I have attached an image above including the question I'm unsure of (part B)

In a nutshell, a satellite is orbiting Earth at the surface. Given is $g$ and the radius of the Earth.

For part bi) the question is to calculate the speed of the satellite; here is my working:

I am confused about why we take the centripetal acceleration to be $9.8~\mathrm{ms^{-2}}$. Surely the satellite is able to travel faster or slower than the calculated $7900~\mathrm{ms^{-1}}$, and as a result the centripetal acceleration would be correspondingly higher or lower than $9.8~\mathrm{ms^{-2}}$ (following the equation $a=\frac{v^2}{r}$).

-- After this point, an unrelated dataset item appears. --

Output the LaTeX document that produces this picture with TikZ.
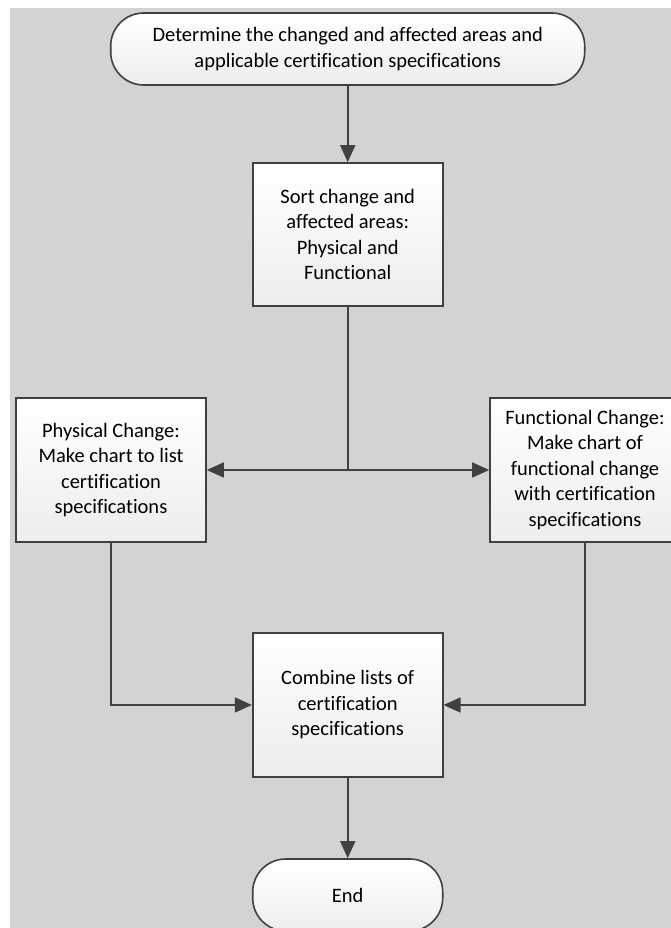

I understand that the centripetal force is being provided only by gravity, however I do not understand why a must be 9.8.

Answer 1

Assuming no air resistance, the only force acting on the satellite is the force of gravity, $\bf{F_g}$.
The stated circular orbit also means that centripetal force, $\bf{F_c}$ is involved, which causes the satellite to follow the circular path.
Due to this, the centripetal acceleration can be directly equated to g, which allows you to immediately solve for velocity.

Answer 2

You are orbiting at the surface of the earth, so $r$ is fixed. Since $r$ is fixed you are not free to change $a$; it is fixed by Newton's Law of gravitation $$ a = \frac{F}{m} = G\frac{m_\mathrm{earth}}{r_\mathrm{earth}^2} = 9.8\;\;\mathrm{m/s}^2$$ Since $a$ is fixed and $r$ is fixed, $v$ is determined.